[START RECORDS SUPPLIED]

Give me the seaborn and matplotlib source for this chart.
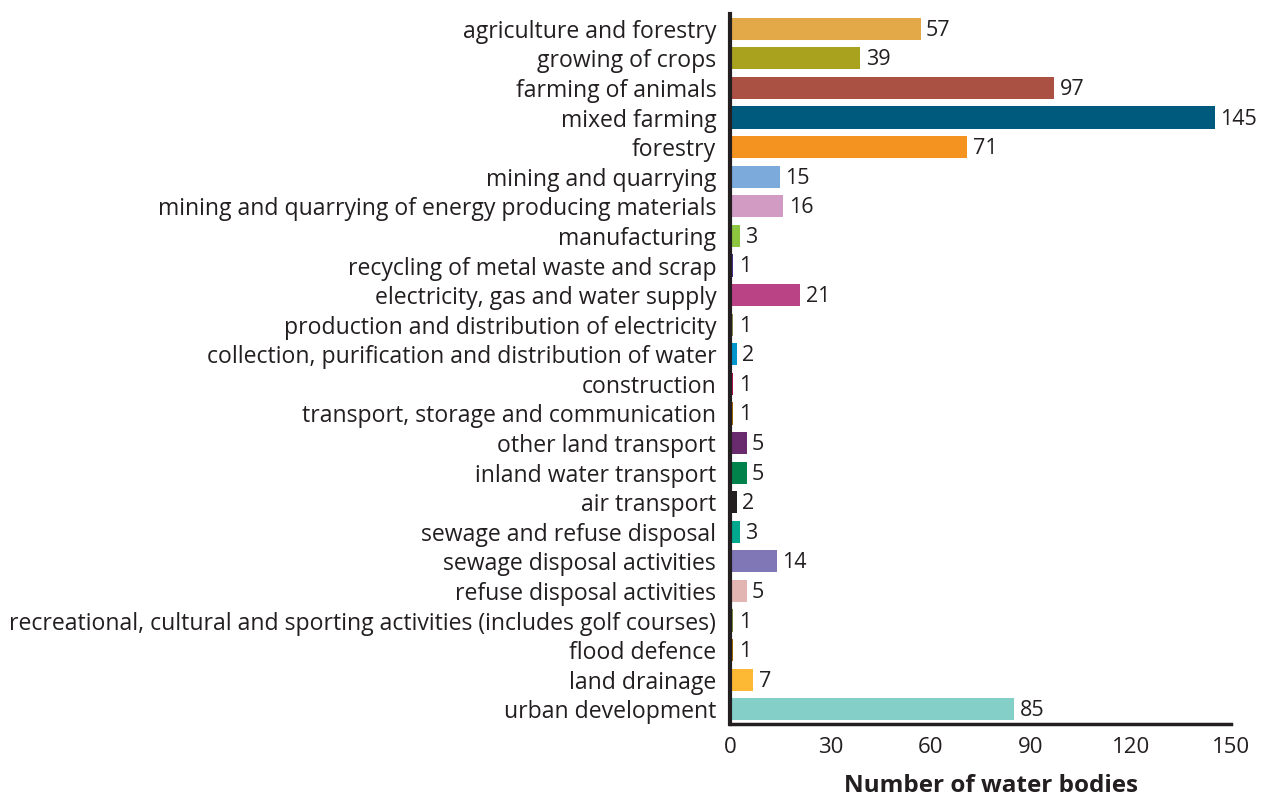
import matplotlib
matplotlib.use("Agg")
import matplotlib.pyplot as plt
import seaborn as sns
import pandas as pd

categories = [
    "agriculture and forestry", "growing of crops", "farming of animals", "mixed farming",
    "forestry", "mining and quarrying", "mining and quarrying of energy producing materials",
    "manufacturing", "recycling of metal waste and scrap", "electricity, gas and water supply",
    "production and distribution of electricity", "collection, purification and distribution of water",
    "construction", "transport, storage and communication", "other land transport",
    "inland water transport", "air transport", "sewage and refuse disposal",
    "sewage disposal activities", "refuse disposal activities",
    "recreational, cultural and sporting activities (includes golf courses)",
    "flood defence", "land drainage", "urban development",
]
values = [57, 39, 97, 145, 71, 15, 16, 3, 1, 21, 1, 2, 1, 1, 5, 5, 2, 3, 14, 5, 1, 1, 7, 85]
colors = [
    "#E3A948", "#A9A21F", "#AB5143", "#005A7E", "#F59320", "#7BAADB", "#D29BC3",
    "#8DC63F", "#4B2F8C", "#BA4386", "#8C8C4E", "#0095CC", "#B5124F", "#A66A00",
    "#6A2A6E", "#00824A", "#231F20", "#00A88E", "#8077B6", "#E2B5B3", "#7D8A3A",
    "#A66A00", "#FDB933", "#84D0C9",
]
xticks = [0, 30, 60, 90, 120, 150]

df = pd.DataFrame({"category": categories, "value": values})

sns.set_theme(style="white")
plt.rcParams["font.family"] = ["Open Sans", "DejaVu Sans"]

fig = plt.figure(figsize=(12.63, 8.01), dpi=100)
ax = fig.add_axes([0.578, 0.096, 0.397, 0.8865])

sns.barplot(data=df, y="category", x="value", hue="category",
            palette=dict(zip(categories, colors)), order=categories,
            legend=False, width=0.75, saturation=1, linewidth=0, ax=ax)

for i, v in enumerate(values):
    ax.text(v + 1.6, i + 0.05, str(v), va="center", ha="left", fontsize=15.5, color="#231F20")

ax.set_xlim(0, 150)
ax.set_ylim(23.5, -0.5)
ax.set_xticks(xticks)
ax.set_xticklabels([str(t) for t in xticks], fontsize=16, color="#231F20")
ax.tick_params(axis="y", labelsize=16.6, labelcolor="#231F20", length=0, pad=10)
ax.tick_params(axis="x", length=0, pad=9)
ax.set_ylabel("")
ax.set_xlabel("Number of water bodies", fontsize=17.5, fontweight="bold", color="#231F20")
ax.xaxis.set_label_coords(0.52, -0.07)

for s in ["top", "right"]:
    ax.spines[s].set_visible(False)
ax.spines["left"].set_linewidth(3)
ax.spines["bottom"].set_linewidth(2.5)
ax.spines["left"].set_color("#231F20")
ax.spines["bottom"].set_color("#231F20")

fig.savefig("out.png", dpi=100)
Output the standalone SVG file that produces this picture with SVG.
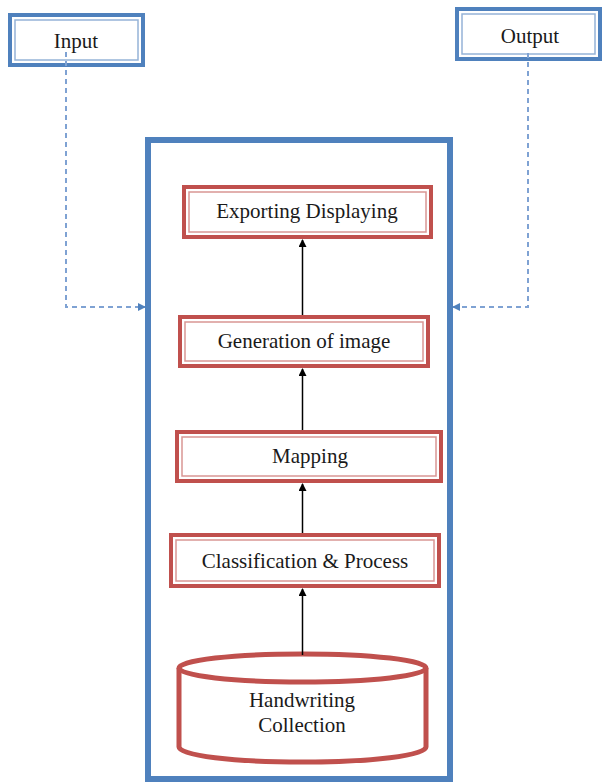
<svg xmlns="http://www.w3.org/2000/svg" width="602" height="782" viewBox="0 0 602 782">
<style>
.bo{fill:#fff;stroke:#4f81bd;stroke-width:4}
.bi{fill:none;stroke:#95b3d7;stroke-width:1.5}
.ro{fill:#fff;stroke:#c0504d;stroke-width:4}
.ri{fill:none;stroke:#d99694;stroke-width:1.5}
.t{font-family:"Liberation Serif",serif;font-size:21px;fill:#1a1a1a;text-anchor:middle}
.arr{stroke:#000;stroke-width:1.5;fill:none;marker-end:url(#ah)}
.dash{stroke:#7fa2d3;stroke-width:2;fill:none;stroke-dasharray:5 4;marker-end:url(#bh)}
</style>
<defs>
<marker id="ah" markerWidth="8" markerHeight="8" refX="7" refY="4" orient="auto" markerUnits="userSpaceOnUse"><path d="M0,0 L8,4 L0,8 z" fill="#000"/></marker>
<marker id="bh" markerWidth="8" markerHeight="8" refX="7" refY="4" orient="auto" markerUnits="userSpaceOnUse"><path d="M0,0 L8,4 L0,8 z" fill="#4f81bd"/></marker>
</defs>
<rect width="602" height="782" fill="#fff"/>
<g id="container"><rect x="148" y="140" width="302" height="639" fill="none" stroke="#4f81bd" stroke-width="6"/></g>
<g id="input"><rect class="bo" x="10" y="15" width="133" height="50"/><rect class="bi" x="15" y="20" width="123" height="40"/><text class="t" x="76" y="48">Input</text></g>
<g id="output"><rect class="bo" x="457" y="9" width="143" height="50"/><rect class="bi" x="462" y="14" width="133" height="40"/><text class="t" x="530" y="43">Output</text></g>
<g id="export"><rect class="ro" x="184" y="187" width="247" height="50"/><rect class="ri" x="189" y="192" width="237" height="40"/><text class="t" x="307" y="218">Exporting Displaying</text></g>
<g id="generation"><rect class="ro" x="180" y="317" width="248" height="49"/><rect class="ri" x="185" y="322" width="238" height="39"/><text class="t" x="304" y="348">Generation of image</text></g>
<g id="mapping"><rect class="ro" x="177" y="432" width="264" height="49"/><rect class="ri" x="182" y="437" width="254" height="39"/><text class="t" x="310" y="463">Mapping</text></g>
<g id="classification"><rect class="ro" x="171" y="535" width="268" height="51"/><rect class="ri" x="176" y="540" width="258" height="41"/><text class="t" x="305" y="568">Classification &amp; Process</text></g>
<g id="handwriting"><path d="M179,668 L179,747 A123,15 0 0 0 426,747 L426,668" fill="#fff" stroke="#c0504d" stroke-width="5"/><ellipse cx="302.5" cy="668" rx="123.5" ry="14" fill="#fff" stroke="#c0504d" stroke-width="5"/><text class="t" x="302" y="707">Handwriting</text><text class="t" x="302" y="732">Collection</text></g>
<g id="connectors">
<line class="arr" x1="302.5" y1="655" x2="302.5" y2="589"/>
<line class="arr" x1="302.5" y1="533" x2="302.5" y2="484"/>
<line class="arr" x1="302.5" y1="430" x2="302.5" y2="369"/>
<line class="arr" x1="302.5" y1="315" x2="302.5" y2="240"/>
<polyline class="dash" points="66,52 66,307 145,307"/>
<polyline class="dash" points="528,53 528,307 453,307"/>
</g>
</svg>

[END RECORDS SUPPLIED]

*REQUIRED TASK*. Find how many lines in the records contain the string "seaborn", then give the number alone.

*RESULT*. 2